— Begin DATA BLOCK —
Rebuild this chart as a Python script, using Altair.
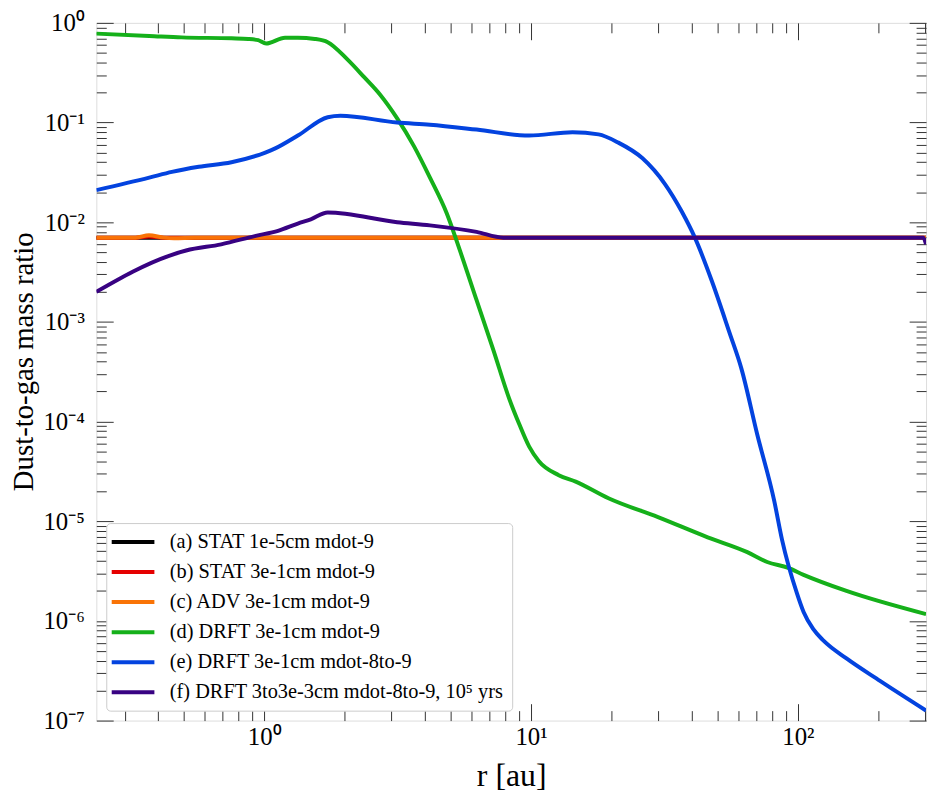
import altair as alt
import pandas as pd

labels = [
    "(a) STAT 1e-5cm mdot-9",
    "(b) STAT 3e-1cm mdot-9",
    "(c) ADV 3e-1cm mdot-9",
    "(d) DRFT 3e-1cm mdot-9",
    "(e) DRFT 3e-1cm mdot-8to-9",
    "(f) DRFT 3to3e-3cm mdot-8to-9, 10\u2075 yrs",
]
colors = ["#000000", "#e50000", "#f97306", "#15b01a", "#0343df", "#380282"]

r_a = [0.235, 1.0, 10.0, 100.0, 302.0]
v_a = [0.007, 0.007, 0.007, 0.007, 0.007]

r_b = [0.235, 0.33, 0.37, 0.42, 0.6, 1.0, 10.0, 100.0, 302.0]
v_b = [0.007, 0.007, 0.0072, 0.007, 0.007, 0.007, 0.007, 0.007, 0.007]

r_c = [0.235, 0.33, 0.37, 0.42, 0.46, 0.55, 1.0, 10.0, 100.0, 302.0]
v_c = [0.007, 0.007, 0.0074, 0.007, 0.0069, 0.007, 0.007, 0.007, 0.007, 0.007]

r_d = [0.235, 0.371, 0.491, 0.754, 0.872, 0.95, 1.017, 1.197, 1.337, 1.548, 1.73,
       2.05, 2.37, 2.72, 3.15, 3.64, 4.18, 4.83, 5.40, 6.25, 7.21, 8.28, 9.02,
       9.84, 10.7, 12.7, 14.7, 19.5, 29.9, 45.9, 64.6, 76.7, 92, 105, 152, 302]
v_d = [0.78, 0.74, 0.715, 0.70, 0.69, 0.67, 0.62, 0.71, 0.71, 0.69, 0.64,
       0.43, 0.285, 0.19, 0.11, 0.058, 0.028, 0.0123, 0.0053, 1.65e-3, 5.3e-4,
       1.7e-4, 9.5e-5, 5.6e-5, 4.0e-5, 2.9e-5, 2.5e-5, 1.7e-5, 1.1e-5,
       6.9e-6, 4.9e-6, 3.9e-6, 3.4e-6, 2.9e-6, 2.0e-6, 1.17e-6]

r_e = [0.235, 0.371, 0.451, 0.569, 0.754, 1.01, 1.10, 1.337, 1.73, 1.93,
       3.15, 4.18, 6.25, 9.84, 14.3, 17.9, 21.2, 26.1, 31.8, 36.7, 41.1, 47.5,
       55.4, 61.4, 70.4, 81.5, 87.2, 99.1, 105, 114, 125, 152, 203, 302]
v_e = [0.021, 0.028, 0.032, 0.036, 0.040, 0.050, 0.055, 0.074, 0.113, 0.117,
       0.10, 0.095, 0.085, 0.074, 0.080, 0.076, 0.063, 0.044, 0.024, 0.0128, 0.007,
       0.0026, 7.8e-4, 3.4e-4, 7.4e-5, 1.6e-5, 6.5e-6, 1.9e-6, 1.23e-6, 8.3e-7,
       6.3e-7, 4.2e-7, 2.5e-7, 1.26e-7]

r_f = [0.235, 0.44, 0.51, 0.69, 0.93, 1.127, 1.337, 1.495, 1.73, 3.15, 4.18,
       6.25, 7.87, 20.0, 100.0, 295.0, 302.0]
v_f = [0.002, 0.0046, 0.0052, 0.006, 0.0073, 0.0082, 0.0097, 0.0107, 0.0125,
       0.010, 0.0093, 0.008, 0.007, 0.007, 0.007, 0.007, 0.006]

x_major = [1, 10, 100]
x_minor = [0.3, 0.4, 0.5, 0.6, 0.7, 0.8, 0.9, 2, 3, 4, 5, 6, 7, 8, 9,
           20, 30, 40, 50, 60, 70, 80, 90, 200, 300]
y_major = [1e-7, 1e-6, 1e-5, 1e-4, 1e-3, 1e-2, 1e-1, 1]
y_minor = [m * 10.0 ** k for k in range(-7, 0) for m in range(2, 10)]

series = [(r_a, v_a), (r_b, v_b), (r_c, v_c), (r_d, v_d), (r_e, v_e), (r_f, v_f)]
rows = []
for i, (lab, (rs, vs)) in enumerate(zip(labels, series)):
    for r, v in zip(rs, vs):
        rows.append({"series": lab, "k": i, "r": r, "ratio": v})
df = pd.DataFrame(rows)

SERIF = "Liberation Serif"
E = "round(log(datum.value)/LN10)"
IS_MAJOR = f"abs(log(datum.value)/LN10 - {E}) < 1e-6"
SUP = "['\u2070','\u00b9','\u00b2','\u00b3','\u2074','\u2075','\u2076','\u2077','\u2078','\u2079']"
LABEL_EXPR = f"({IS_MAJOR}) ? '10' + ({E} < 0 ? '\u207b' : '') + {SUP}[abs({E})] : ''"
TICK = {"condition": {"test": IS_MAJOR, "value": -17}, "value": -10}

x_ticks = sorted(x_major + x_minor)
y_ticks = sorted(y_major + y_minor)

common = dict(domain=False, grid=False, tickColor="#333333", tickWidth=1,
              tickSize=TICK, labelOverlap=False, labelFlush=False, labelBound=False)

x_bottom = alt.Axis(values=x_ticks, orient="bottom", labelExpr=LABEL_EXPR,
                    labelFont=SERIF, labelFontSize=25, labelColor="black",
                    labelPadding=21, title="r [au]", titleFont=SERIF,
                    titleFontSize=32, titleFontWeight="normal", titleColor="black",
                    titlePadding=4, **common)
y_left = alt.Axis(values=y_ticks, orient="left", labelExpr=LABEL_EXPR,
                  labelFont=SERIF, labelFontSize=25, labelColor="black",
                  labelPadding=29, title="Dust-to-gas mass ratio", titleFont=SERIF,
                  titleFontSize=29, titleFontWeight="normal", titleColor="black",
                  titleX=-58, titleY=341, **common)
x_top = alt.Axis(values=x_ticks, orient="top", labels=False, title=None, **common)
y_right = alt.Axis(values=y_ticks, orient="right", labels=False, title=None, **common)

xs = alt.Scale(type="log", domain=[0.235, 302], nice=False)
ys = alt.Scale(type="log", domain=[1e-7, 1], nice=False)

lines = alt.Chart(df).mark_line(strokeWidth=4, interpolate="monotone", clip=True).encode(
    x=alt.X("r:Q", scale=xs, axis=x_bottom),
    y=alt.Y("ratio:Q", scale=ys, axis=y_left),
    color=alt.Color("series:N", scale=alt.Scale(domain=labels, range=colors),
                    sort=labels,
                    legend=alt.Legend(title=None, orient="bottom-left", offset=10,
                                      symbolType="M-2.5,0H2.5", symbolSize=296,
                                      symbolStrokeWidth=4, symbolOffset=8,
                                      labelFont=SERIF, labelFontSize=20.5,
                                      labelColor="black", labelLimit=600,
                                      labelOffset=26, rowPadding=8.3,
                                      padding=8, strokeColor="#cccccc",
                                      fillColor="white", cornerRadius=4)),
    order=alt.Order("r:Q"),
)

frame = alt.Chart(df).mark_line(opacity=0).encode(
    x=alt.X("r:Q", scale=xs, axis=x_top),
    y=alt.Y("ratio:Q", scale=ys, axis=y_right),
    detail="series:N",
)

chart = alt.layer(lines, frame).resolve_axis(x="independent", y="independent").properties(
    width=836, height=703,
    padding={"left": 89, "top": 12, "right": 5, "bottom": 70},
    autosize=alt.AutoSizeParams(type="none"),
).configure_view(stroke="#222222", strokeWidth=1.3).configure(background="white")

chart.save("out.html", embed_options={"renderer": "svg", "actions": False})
— End DATA BLOCK —
TASK PROMPT:
Starting at the first line of the material, output exactly the lines up to and including the one with "6.9e-6, 4.9e-6, 3.9e-6, 3.4e-6, 2.9e-6, 2.0e-6, 1.17e-6]". Do not include the pictures.

THE OUTPUT:
Rebuild this chart as a Python script, using Altair.
import altair as alt
import pandas as pd

labels = [
    "(a) STAT 1e-5cm mdot-9",
    "(b) STAT 3e-1cm mdot-9",
    "(c) ADV 3e-1cm mdot-9",
    "(d) DRFT 3e-1cm mdot-9",
    "(e) DRFT 3e-1cm mdot-8to-9",
    "(f) DRFT 3to3e-3cm mdot-8to-9, 10\u2075 yrs",
]
colors = ["#000000", "#e50000", "#f97306", "#15b01a", "#0343df", "#380282"]

r_a = [0.235, 1.0, 10.0, 100.0, 302.0]
v_a = [0.007, 0.007, 0.007, 0.007, 0.007]

r_b = [0.235, 0.33, 0.37, 0.42, 0.6, 1.0, 10.0, 100.0, 302.0]
v_b = [0.007, 0.007, 0.0072, 0.007, 0.007, 0.007, 0.007, 0.007, 0.007]

r_c = [0.235, 0.33, 0.37, 0.42, 0.46, 0.55, 1.0, 10.0, 100.0, 302.0]
v_c = [0.007, 0.007, 0.0074, 0.007, 0.0069, 0.007, 0.007, 0.007, 0.007, 0.007]

r_d = [0.235, 0.371, 0.491, 0.754, 0.872, 0.95, 1.017, 1.197, 1.337, 1.548, 1.73,
       2.05, 2.37, 2.72, 3.15, 3.64, 4.18, 4.83, 5.40, 6.25, 7.21, 8.28, 9.02,
       9.84, 10.7, 12.7, 14.7, 19.5, 29.9, 45.9, 64.6, 76.7, 92, 105, 152, 302]
v_d = [0.78, 0.74, 0.715, 0.70, 0.69, 0.67, 0.62, 0.71, 0.71, 0.69, 0.64,
       0.43, 0.285, 0.19, 0.11, 0.058, 0.028, 0.0123, 0.0053, 1.65e-3, 5.3e-4,
       1.7e-4, 9.5e-5, 5.6e-5, 4.0e-5, 2.9e-5, 2.5e-5, 1.7e-5, 1.1e-5,
       6.9e-6, 4.9e-6, 3.9e-6, 3.4e-6, 2.9e-6, 2.0e-6, 1.17e-6]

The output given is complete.